• DIRECTION
Find the lines of data that contain the string "with", then list them.

• MATERIAL
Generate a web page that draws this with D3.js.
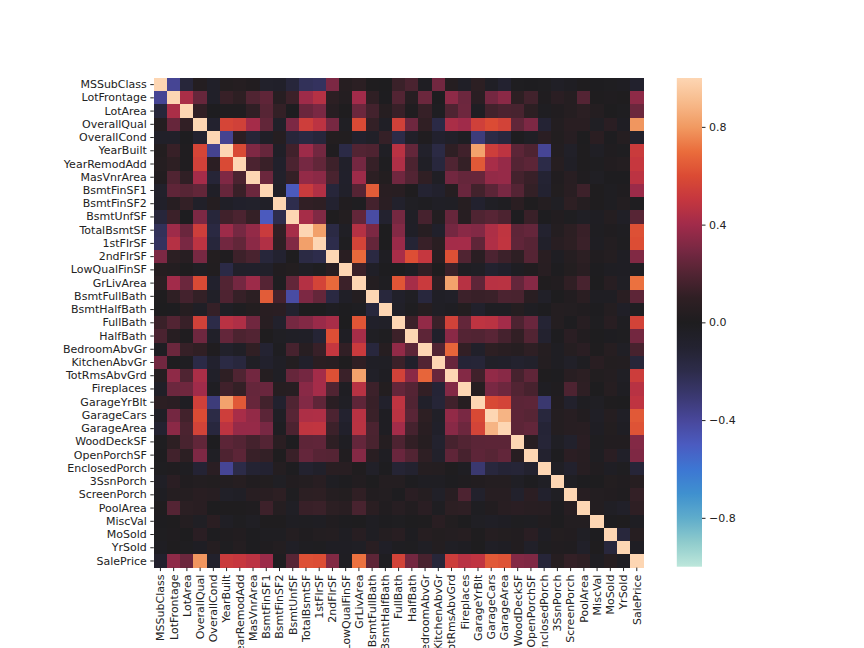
<!DOCTYPE html>
<html><head><meta charset="utf-8">
<script src="https://cdn.jsdelivr.net/npm/d3@7"></script>
<style>body{margin:0;background:#fff}svg text{font-family:"DejaVu Sans",sans-serif;font-size:11px;fill:#222}</style>
</head><body><svg id="c" width="864" height="648"></svg>
<script>
const labels = ["MSSubClass","LotFrontage","LotArea","OverallQual","OverallCond","YearBuilt","YearRemodAdd","MasVnrArea","BsmtFinSF1","BsmtFinSF2","BsmtUnfSF","TotalBsmtSF","1stFlrSF","2ndFlrSF","LowQualFinSF","GrLivArea","BsmtFullBath","BsmtHalfBath","FullBath","HalfBath","BedroomAbvGr","KitchenAbvGr","TotRmsAbvGrd","Fireplaces","GarageYrBlt","GarageCars","GarageArea","WoodDeckSF","OpenPorchSF","EnclosedPorch","3SsnPorch","ScreenPorch","PoolArea","MiscVal","MoSold","YrSold","SalePrice"];

// upper triangle: upper[i] = correlations of labels[i] with labels[i+1..]
const upper = [
[-0.386,-0.140,0.033,-0.059,0.028,0.041,0.023,-0.070,-0.066,-0.141,-0.239,-0.252,0.308,0.046,0.075,0.004,-0.002,0.132,0.177,-0.023,0.282,0.040,-0.046,0.085,-0.040,-0.099,-0.013,-0.006,-0.012,-0.044,-0.026,0.008,-0.008,-0.014,-0.021,-0.084],
[0.426,0.252,-0.059,0.123,0.089,0.193,0.234,0.050,0.133,0.392,0.457,0.080,0.038,0.403,0.101,-0.007,0.199,0.054,0.263,-0.006,0.352,0.267,0.071,0.286,0.345,0.089,0.152,0.011,0.070,0.041,0.206,0.003,0.011,0.007,0.352],
[0.106,-0.006,0.014,0.014,0.104,0.214,0.111,-0.003,0.261,0.299,0.051,0.005,0.263,0.158,0.048,0.126,0.014,0.120,-0.018,0.190,0.271,-0.025,0.155,0.180,0.172,0.085,-0.018,0.020,0.043,0.078,0.038,0.001,-0.014,0.264],
[-0.092,0.572,0.551,0.411,0.240,-0.059,0.308,0.538,0.476,0.295,-0.030,0.593,0.111,-0.040,0.551,0.273,0.102,-0.184,0.427,0.397,0.548,0.601,0.562,0.239,0.309,-0.114,0.030,0.065,0.065,-0.031,0.071,-0.027,0.791],
[-0.376,0.074,-0.128,-0.046,0.040,-0.137,-0.171,-0.144,0.029,0.025,-0.080,-0.055,0.118,-0.194,-0.061,0.013,-0.087,-0.058,-0.024,-0.324,-0.186,-0.152,-0.003,-0.033,0.070,0.026,0.055,-0.002,0.069,-0.004,0.044,-0.078],
[0.593,0.316,0.250,-0.049,0.149,0.391,0.282,0.010,-0.184,0.199,0.188,-0.038,0.468,0.243,-0.071,-0.175,0.096,0.148,0.826,0.538,0.479,0.225,0.189,-0.387,0.031,-0.050,0.005,-0.034,0.012,-0.014,0.523],
[0.180,0.128,-0.068,0.181,0.291,0.240,0.140,-0.062,0.287,0.119,-0.012,0.439,0.183,-0.041,-0.150,0.192,0.113,0.642,0.421,0.372,0.206,0.226,-0.194,0.045,-0.039,0.006,-0.010,0.021,0.036,0.507],
[0.265,-0.072,0.114,0.364,0.345,0.175,-0.069,0.391,0.085,0.027,0.277,0.201,0.103,-0.038,0.281,0.249,0.253,0.364,0.373,0.160,0.126,-0.110,0.019,0.061,0.012,-0.030,-0.006,-0.008,0.477],
[-0.050,-0.495,0.522,0.446,-0.137,-0.065,0.208,0.649,0.067,0.059,0.004,-0.107,-0.081,0.044,0.260,0.154,0.224,0.297,0.204,0.112,-0.102,0.026,0.062,0.140,0.004,-0.016,0.014,0.386],
[-0.209,0.105,0.097,-0.099,0.015,-0.010,0.159,0.071,-0.076,-0.032,-0.016,-0.041,-0.035,0.046,-0.088,-0.038,-0.018,0.068,0.003,0.037,-0.030,0.089,0.042,0.005,-0.015,0.032,-0.011],
[0.415,0.318,0.004,0.028,0.240,-0.423,-0.096,0.289,-0.041,0.167,0.030,0.251,0.052,0.191,0.214,0.183,-0.005,0.129,-0.003,0.021,-0.013,-0.035,-0.024,0.035,-0.041,0.214],
[0.820,-0.175,-0.033,0.455,0.307,0.000,0.323,-0.049,0.050,-0.069,0.286,0.339,0.322,0.435,0.487,0.232,0.247,-0.095,0.037,0.084,0.126,-0.018,0.013,-0.015,0.614],
[-0.203,-0.014,0.566,0.245,0.002,0.381,-0.120,0.127,0.068,0.409,0.411,0.234,0.439,0.490,0.235,0.212,-0.065,0.056,0.089,0.132,-0.021,0.031,-0.014,0.606],
[0.063,0.688,-0.170,-0.024,0.421,0.610,0.503,0.059,0.616,0.195,0.071,0.184,0.138,0.092,0.208,0.062,-0.024,0.041,0.081,0.016,0.035,-0.029,0.319],
[0.135,-0.047,-0.006,-0.001,-0.027,0.106,0.007,0.131,-0.021,-0.036,-0.094,-0.068,-0.025,0.018,0.061,-0.004,0.027,0.062,-0.004,-0.022,-0.029,-0.026],
[0.035,-0.019,0.630,0.415,0.521,0.100,0.825,0.462,0.231,0.467,0.469,0.247,0.330,0.009,0.021,0.102,0.170,-0.002,0.050,-0.037,0.709],
[-0.148,-0.065,-0.031,-0.151,-0.042,-0.053,0.138,0.125,0.131,0.179,0.175,0.067,-0.050,0.000,0.023,0.068,-0.023,-0.025,0.067,0.227],
[-0.055,-0.012,0.047,-0.038,-0.024,0.029,-0.078,-0.021,-0.024,0.040,-0.025,-0.008,0.035,0.032,0.020,-0.007,0.033,-0.047,-0.017],
[0.136,0.363,0.133,0.555,0.244,0.484,0.470,0.406,0.187,0.260,-0.115,0.035,-0.008,0.050,-0.014,0.056,-0.020,0.561],
[0.227,-0.068,0.343,0.204,0.197,0.219,0.164,0.108,0.200,-0.095,-0.005,0.072,0.022,0.001,-0.009,-0.010,0.284],
[0.199,0.677,0.108,-0.065,0.086,0.065,0.047,0.094,0.042,-0.024,0.044,0.071,0.008,0.047,-0.036,0.168],
[0.256,-0.124,-0.125,-0.051,-0.064,-0.090,-0.070,0.037,-0.025,-0.052,-0.015,0.062,0.027,0.032,-0.136],
[0.326,0.149,0.362,0.338,0.166,0.234,0.004,-0.007,0.060,0.084,0.025,0.037,-0.035,0.534],
[0.047,0.301,0.269,0.200,0.169,-0.025,0.011,0.185,0.095,0.001,0.046,-0.024,0.467],
[0.589,0.565,0.224,0.229,-0.297,0.024,-0.075,-0.015,-0.032,0.006,-0.001,0.486],
[0.882,0.226,0.214,-0.151,0.036,0.050,0.021,-0.043,0.041,-0.039,0.640],
[0.225,0.241,-0.122,0.035,0.051,0.061,-0.027,0.028,-0.027,0.623],
[0.059,-0.126,-0.033,-0.074,0.073,-0.010,0.021,0.022,0.324],
[-0.093,-0.006,0.074,0.061,-0.019,0.071,-0.058,0.316],
[-0.037,-0.083,0.054,0.018,-0.029,-0.010,-0.129],
[-0.031,-0.008,0.000,0.029,0.019,0.045],
[0.051,0.032,0.023,0.011,0.111],
[0.030,-0.034,-0.060,0.092],
[-0.006,0.005,-0.021],
[-0.146,0.046],
[-0.029],
[]
];
const cbTicks = [-0.8,-0.4,0.0,0.4,0.8];

// icefire-like colour stops
const cStops = [-1,-0.9,-0.8,-0.7,-0.6,-0.5,-0.4,-0.3,-0.2,-0.1,0,0.1,0.2,0.3,0.4,0.5,0.6,0.7,0.8,0.9,1];
const cCols = ["#bde7db","#8fcbcc","#5eaccb","#3f90cf","#3d76d3","#4b5bc0","#48479a","#3a3870","#2d2c4a","#232230","#1e1d1f","#2f1f24","#522433","#792843","#a12b4a","#c4363f","#db4b34","#ea6d3c","#f19a62","#f7ba8b","#fdd6b3"];
const color = d3.scaleLinear().domain(cStops).range(cCols).interpolate(d3.interpolateRgb).clamp(true);

const nVars = labels.length;
const cells = [];
for (let i = 0; i < nVars; i++) for (let j = 0; j < nVars; j++) {
  let v;
  if (i === j) v = 1;
  else if (j > i) v = upper[i][j - i - 1];
  else v = upper[j][i - j - 1];
  cells.push({i, j, v});
}

const svg = d3.select("#c");
const hmLeft = 153.8, hmTop = 78, hmSize = 489.6;
const x = d3.scaleBand().domain(labels).range([hmLeft, hmLeft + hmSize]);
const y = d3.scaleBand().domain(labels).range([hmTop, hmTop + hmSize]);

svg.append("g").attr("shape-rendering", "crispEdges").selectAll("rect").data(cells).join("rect")
  .attr("x", d => x(labels[d.j])).attr("y", d => y(labels[d.i]))
  .attr("width", x.bandwidth() + 0.6).attr("height", y.bandwidth() + 0.6)
  .attr("fill", d => color(d.v));

const yAxis = svg.append("g").attr("transform", `translate(${hmLeft},0)`)
  .call(d3.axisLeft(y).tickSize(3.5).tickPadding(3.5));
yAxis.select(".domain").remove();
yAxis.selectAll("text").style("font-size", "11px").style("font-family", "DejaVu Sans").attr("fill", "#222");
yAxis.selectAll("line").attr("stroke", "#222");

const xAxis = svg.append("g").attr("transform", `translate(0,${hmTop + hmSize})`)
  .call(d3.axisBottom(x).tickSize(3.5).tickPadding(3.5));
xAxis.select(".domain").remove();
xAxis.selectAll("line").attr("stroke", "#222");
xAxis.selectAll("text")
  .style("font-size", "11px").style("font-family", "DejaVu Sans").attr("fill", "#222")
  .attr("text-anchor", "end").attr("dy", "0.35em")
  .attr("transform", "translate(0,7) rotate(-90)").attr("y", 0).attr("x", 0);

// colorbar
const cbX = 676.8, cbW = 25.2, cbTop = 78, cbBot = 566.7;
const cbScale = d3.scaleLinear().domain([-1, 1]).range([cbBot, cbTop]);
const defs = svg.append("defs");
const grad = defs.append("linearGradient").attr("id", "cbg").attr("x1", 0).attr("y1", 1).attr("x2", 0).attr("y2", 0);
d3.range(0, 1.0001, 0.01).forEach(t => {
  grad.append("stop").attr("offset", t).attr("stop-color", color(-1 + 2 * t));
});
svg.append("rect").attr("x", cbX).attr("y", cbTop).attr("width", cbW).attr("height", cbBot - cbTop).attr("fill", "url(#cbg)");
const cbAxis = svg.append("g").attr("transform", `translate(${cbX + cbW},0)`)
  .call(d3.axisRight(cbScale).tickValues(cbTicks).tickSize(3.5).tickPadding(3.5)
    .tickFormat(d => d3.format(".1f")(d).replace("-", "\u2212")));
cbAxis.select(".domain").remove();
cbAxis.selectAll("line").attr("stroke", "#222");
cbAxis.selectAll("text").style("font-size", "11px").style("font-family", "DejaVu Sans").attr("fill", "#222");
</script></body></html>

• EXERCISE RESULT
Generate a web page that draws this with D3.js.
// upper triangle: upper[i] = correlations of labels[i] with labels[i+1..]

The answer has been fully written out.